**Problem to work on**
Give back the full listing verbatim, apart from its images.

------------

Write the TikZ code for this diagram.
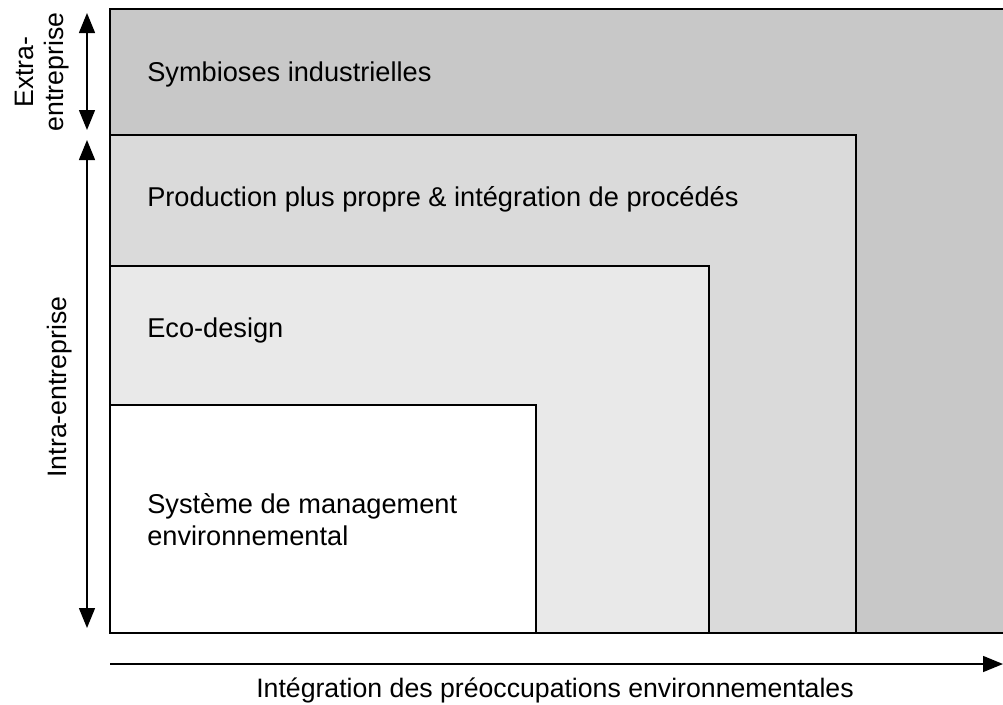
\documentclass[tikz,border=0pt]{standalone}
\usepackage{fontspec}
\setmainfont{Liberation Sans}
\usetikzlibrary{arrows.meta}
\definecolor{g1}{HTML}{C8C8C8}
\definecolor{g2}{HTML}{DADADA}
\definecolor{g3}{HTML}{E9E9E9}
\tikzset{
  box/.style={draw=black, line width=1.5pt},
  lbl/.style={anchor=base west, inner sep=0pt, font=\fontsize{20.4}{24}\selectfont},
  dbl/.style={line width=1.1pt, {Triangle[width=12pt,length=15pt]}-{Triangle[width=12pt,length=15pt]}},
  sgl/.style={line width=1.1pt, -{Triangle[width=12pt,length=15pt]}},
}
\begin{document}
\begin{tikzpicture}[x=0.75pt,y=-0.75pt]
\useasboundingbox (0,0) rectangle (1003,704);
% outer
\fill[g1] (110,9) rectangle (1003,633);
\draw[box] (1003,9) -- (110,9) -- (110,633) -- (1003,633);
\filldraw[box, fill=g2] (110,135) rectangle (856,633);
\filldraw[box, fill=g3] (110,266) rectangle (709,633);
\filldraw[box, fill=white] (110,405) rectangle (536,633);

\node[lbl] (sym) at (147,81) {Symbioses industrielles};
\node[lbl] (prod) at (147,206) {Production plus propre \& intégration de procédés};
\node[lbl] (eco) at (147,337) {Eco-design};
\node[lbl] (sme1) at (147,513) {Système de management};
\node[lbl] (sme2) at (147,545) {environnemental};

\coordinate (e1) at (87,13);
\coordinate (e2) at (87,130);
\coordinate (i1) at (87,140);
\coordinate (i2) at (87,628);
\draw[dbl] (e1) -- (e2);
\draw[dbl] (i1) -- (i2);

\node[rotate=90, align=center, inner sep=0pt, font=\fontsize{20}{23}\selectfont] (extra) at (42,72) {Extra-\\entreprise};
\node[rotate=90, inner sep=0pt, font=\fontsize{20}{24}\selectfont] (intra) at (60,387) {Intra-entreprise};

\coordinate (a1) at (110,664);
\coordinate (a2) at (1003,664);
\draw[sgl] (a1) -- (a2);
\node[inner sep=0pt, font=\fontsize{20}{24}\selectfont] (axis) at (555,690) {Intégration des préoccupations environnementales};
\end{tikzpicture}
\end{document}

------------

**Solution for this exercise**
Write the TikZ code for this diagram.
\documentclass[tikz,border=0pt]{standalone}
\usepackage{fontspec}
\setmainfont{Liberation Sans}
\usetikzlibrary{arrows.meta}
\definecolor{g1}{HTML}{C8C8C8}
\definecolor{g2}{HTML}{DADADA}
\definecolor{g3}{HTML}{E9E9E9}
\tikzset{
  box/.style={draw=black, line width=1.5pt},
  lbl/.style={anchor=base west, inner sep=0pt, font=\fontsize{20.4}{24}\selectfont},
  dbl/.style={line width=1.1pt, {Triangle[width=12pt,length=15pt]}-{Triangle[width=12pt,length=15pt]}},
  sgl/.style={line width=1.1pt, -{Triangle[width=12pt,length=15pt]}},
}
\begin{document}
\begin{tikzpicture}[x=0.75pt,y=-0.75pt]
\useasboundingbox (0,0) rectangle (1003,704);
% outer
\fill[g1] (110,9) rectangle (1003,633);
\draw[box] (1003,9) -- (110,9) -- (110,633) -- (1003,633);
\filldraw[box, fill=g2] (110,135) rectangle (856,633);
\filldraw[box, fill=g3] (110,266) rectangle (709,633);
\filldraw[box, fill=white] (110,405) rectangle (536,633);

\node[lbl] (sym) at (147,81) {Symbioses industrielles};
\node[lbl] (prod) at (147,206) {Production plus propre \& intégration de procédés};
\node[lbl] (eco) at (147,337) {Eco-design};
\node[lbl] (sme1) at (147,513) {Système de management};
\node[lbl] (sme2) at (147,545) {environnemental};

\coordinate (e1) at (87,13);
\coordinate (e2) at (87,130);
\coordinate (i1) at (87,140);
\coordinate (i2) at (87,628);
\draw[dbl] (e1) -- (e2);
\draw[dbl] (i1) -- (i2);

\node[rotate=90, align=center, inner sep=0pt, font=\fontsize{20}{23}\selectfont] (extra) at (42,72) {Extra-\\entreprise};
\node[rotate=90, inner sep=0pt, font=\fontsize{20}{24}\selectfont] (intra) at (60,387) {Intra-entreprise};

\coordinate (a1) at (110,664);
\coordinate (a2) at (1003,664);
\draw[sgl] (a1) -- (a2);
\node[inner sep=0pt, font=\fontsize{20}{24}\selectfont] (axis) at (555,690) {Intégration des préoccupations environnementales};
\end{tikzpicture}
\end{document}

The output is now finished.